No hay tal. Está dicho y lo repetiremos hasta el cansancio, en el Perú el Estado ha sido un botín sistemáticamente depredado. Sin que los delincuentes de turno sufrieran la más mínima pena.

Mas no sólo eso. Por el contrario, se les ha premiado: se la erigido monumentos en su nombre, se ha bautizado calles y plazas con su nombre, muchas veces incluso se les ha colocado en la presidencia de la república o en los más altos puestos de la administración pública, o se les ha destinado a bien remuneradas embajadas.

El resto de los peruanos,, con mayor o menor inconciencia, sólo ha emulado el camino señalado: en el Perú dependiente y centralista, el delito y la mentira conducen al éxito y a la fortuna.

Para quebrar ese nefasto esquema, debemos imponernos esta otra y sana política: premiar, sin excepciones, siempre que realmente corresponda y en proporción al mérito; y sancionar, sin excepciones, siempre que realmente corresponda y en proporción al delito. Cuando ello ocurra, también como por encanto, asomarán y se difundirán todas y cada una de las virtudes de las que nos hablan De Romaña, Tenaud y Mavila, y adquirirán proporción marginal los defectos que ellos mismos señalan.

Mas todo ello, también insistimos, sólo podrá darse en el contexto de la descentralización. Es decir, sólo cuando los delincuentes estén en la proximidad del policía y del juez.

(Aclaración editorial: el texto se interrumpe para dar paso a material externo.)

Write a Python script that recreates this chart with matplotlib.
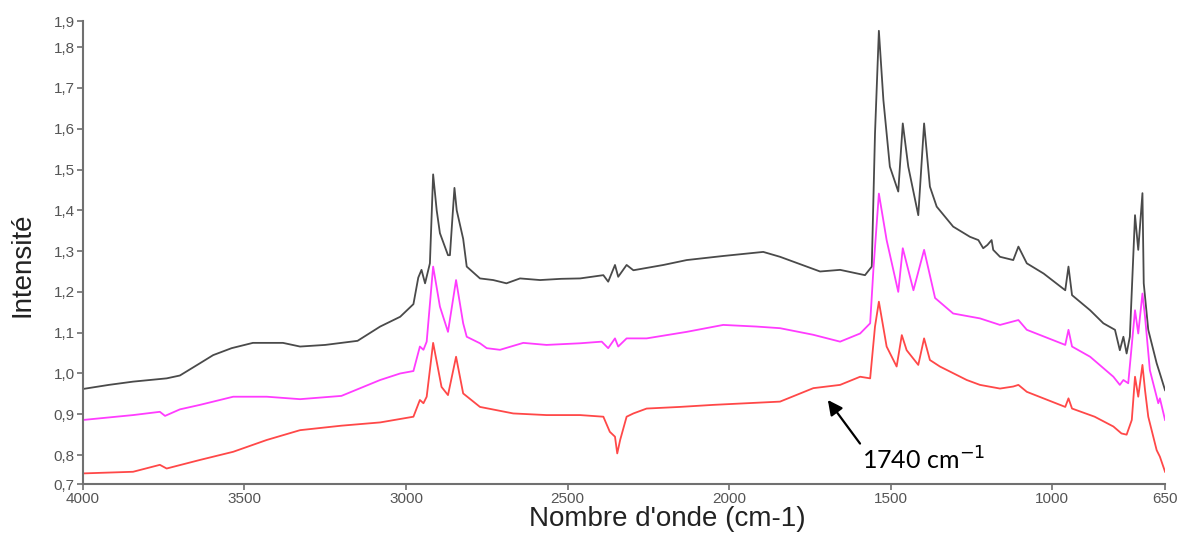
import matplotlib
matplotlib.use("Agg")

import matplotlib.pyplot as plt

# spectre noir (haut)
wn_black = [4000, 3920, 3845, 3741, 3700, 3638, 3597, 3540, 3474, 3381, 3328, 3250, 3150,
            3080, 3018, 2977, 2962, 2952, 2941, 2926, 2916, 2905, 2895, 2870, 2864, 2850,
            2843, 2823, 2812, 2771, 2730, 2689, 2647, 2585, 2520, 2461, 2389, 2374, 2353,
            2343, 2317, 2296, 2203, 2131, 2018, 1894, 1842, 1718, 1656, 1579, 1558, 1548,
            1536, 1522, 1502, 1476, 1462, 1445, 1414, 1396, 1378, 1357, 1306, 1254, 1228,
            1213, 1200, 1187, 1182, 1161, 1120, 1104, 1078, 1026, 959, 949, 938, 882, 841,
            805, 790, 779, 769, 759, 743, 733, 720, 716, 702, 676, 666, 650]
int_black = [0.962, 0.972, 0.980, 0.988, 0.995, 1.025, 1.045, 1.062, 1.075, 1.075, 1.066, 1.070, 1.080,
             1.115, 1.139, 1.170, 1.235, 1.254, 1.221, 1.270, 1.488, 1.400, 1.344, 1.290, 1.290, 1.455,
             1.400, 1.330, 1.262, 1.233, 1.229, 1.221, 1.233, 1.229, 1.232, 1.233, 1.241, 1.225, 1.266,
             1.237, 1.266, 1.253, 1.266, 1.278, 1.288, 1.298, 1.286, 1.250, 1.254, 1.241, 1.262, 1.588,
             1.840, 1.670, 1.507, 1.446, 1.613, 1.507, 1.388, 1.613, 1.458, 1.409, 1.360, 1.335, 1.327,
             1.307, 1.315, 1.327, 1.303, 1.286, 1.278, 1.311, 1.270, 1.245, 1.204, 1.262, 1.192, 1.155, 1.123,
             1.107, 1.057, 1.090, 1.049, 1.090, 1.388, 1.303, 1.442, 1.221, 1.107, 1.025, 1.000, 0.959]

# spectre magenta (milieu)
wn_magenta = [4000, 3845, 3762, 3746, 3700, 3638, 3535, 3431, 3328, 3200, 3080, 3018, 2977,
              2957, 2946, 2936, 2916, 2895, 2870, 2845, 2823, 2812, 2771, 2750, 2709, 2637,
              2565, 2461, 2394, 2374, 2353, 2343, 2317, 2255, 2131, 2018, 1915, 1842, 1740,
              1656, 1594, 1563, 1553, 1536, 1512, 1476, 1462, 1429, 1396, 1362, 1306, 1223,
              1161, 1104, 1078, 959, 949, 938, 882, 810, 790, 779, 764, 743, 733, 720, 712,
              697, 671, 666, 650]
int_magenta = [0.886, 0.898, 0.906, 0.896, 0.912, 0.923, 0.943, 0.943, 0.937, 0.945, 0.984, 1.000, 1.006,
               1.066, 1.058, 1.078, 1.262, 1.164, 1.102, 1.229, 1.123, 1.090, 1.074, 1.062, 1.058, 1.075,
               1.070, 1.074, 1.078, 1.062, 1.086, 1.066, 1.086, 1.086, 1.102, 1.119, 1.115, 1.111, 1.095,
               1.078, 1.098, 1.123, 1.254, 1.441, 1.327, 1.200, 1.307, 1.204, 1.303, 1.185, 1.147, 1.135,
               1.119, 1.131, 1.107, 1.070, 1.107, 1.066, 1.041, 0.992, 0.972, 0.984, 0.976, 1.155, 1.098, 1.196, 1.139,
               1.008, 0.927, 0.939, 0.886]

# spectre rouge (bas)
wn_red = [4000, 3845, 3762, 3741, 3638, 3535, 3431, 3328, 3200, 3080, 2977, 2957, 2946, 2936,
          2916, 2890, 2870, 2845, 2823, 2771, 2668, 2565, 2461, 2389, 2369, 2353, 2346, 2337,
          2317, 2296, 2255, 2152, 2049, 1946, 1842, 1739, 1656, 1594, 1563, 1548, 1536, 1512,
          1481, 1465, 1450, 1414, 1396, 1378, 1347, 1264, 1223, 1161, 1120, 1104, 1078, 959,
          949, 938, 868, 810, 785, 769, 753, 743, 733, 720, 712, 702, 676, 666, 650]
int_red = [0.755, 0.759, 0.776, 0.767, 0.788, 0.808, 0.837, 0.861, 0.872, 0.880, 0.894, 0.935, 0.927, 0.943,
           1.075, 0.967, 0.947, 1.041, 0.951, 0.918, 0.902, 0.898, 0.898, 0.894, 0.857, 0.845, 0.804, 0.837,
           0.894, 0.902, 0.914, 0.918, 0.923, 0.927, 0.931, 0.964, 0.972, 0.992, 0.988, 1.115, 1.176, 1.066,
           1.017, 1.094, 1.057, 1.021, 1.086, 1.033, 1.017, 0.984, 0.972, 0.963, 0.968, 0.972, 0.955, 0.918,
           0.939, 0.914, 0.894, 0.870, 0.853, 0.850, 0.886, 0.992, 0.943, 1.021, 0.959, 0.894, 0.812, 0.796, 0.759]

x_ticks = [4000, 3500, 3000, 2500, 2000, 1500, 1000, 650]
y_min, y_max = 0.729, 1.864
y_ticks = [y_min, 0.8, 0.9, 1.0, 1.1, 1.2, 1.3, 1.4, 1.5, 1.6, 1.7, 1.8, y_max]
y_labels = ["0,7", "0,8", "0,9", "1,0", "1,1", "1,2", "1,3", "1,4", "1,5", "1,6", "1,7", "1,8", "1,9"]

plt.rcParams["font.family"] = ["Liberation Sans", "DejaVu Sans"]

fig = plt.figure(figsize=(11.84, 5.35), dpi=100)
ax = fig.add_axes([0.0701, 0.0953, 0.9139, 0.8654])

ax.plot(wn_black, int_black, color="#4a4a4a", lw=1.3)
ax.plot(wn_magenta, int_magenta, color="#ff3cff", lw=1.3)
ax.plot(wn_red, int_red, color="#ff4848", lw=1.3)

ax.set_xlim(4000, 650)
ax.set_ylim(y_min, y_max)
ax.set_xticks(x_ticks)
ax.set_xticklabels([str(t) for t in x_ticks])
ax.set_yticks(y_ticks)
ax.set_yticklabels(y_labels)

for side in ["top", "right"]:
    ax.spines[side].set_visible(False)
for side in ["left", "bottom"]:
    ax.spines[side].set_color("#707070")
    ax.spines[side].set_linewidth(1.5)
ax.tick_params(colors="#707070", labelcolor="#555555", labelsize=11, length=4, width=1.2, pad=2)

ax.set_xlabel("Nombre d'onde (cm-1)", fontsize=20, color="#222222", va="center")
ax.xaxis.set_label_coords(0.54, -0.076)
ax.set_ylabel("Intensité", fontsize=20, color="#222222", va="center")
ax.yaxis.set_label_coords(-0.0555, 0.473)

ax.annotate("1740 cm$^{-1}$", xy=(1694, 0.935), xytext=(1588, 0.788),
            ha="left", va="center", fontsize=18, color="black", family=["Lato", "DejaVu Sans"],
            arrowprops=dict(arrowstyle="-|>", color="black", lw=1.6, mutation_scale=22,
                            shrinkA=0, shrinkB=0, relpos=(0.0, 1.0)))

plt.savefig("out.png", dpi=100)
plt.close()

O, si se quiere, cuando éstos, representando efectivamente a la sociedad homogénea a la que pertenecen, sientan que la acción del delincuente realmente los afecta a todos, y, en consecuencia, que hay que sancionarlo. Y, en sentido inverso, siempre en el contexto de la descentralización, sólo cuando aquel al que corresponde premiar representa efectivamente al conjunto de la sociedad que, entonces, se ve también premiada a sí misma. Sólo así superaremos la mezquindad.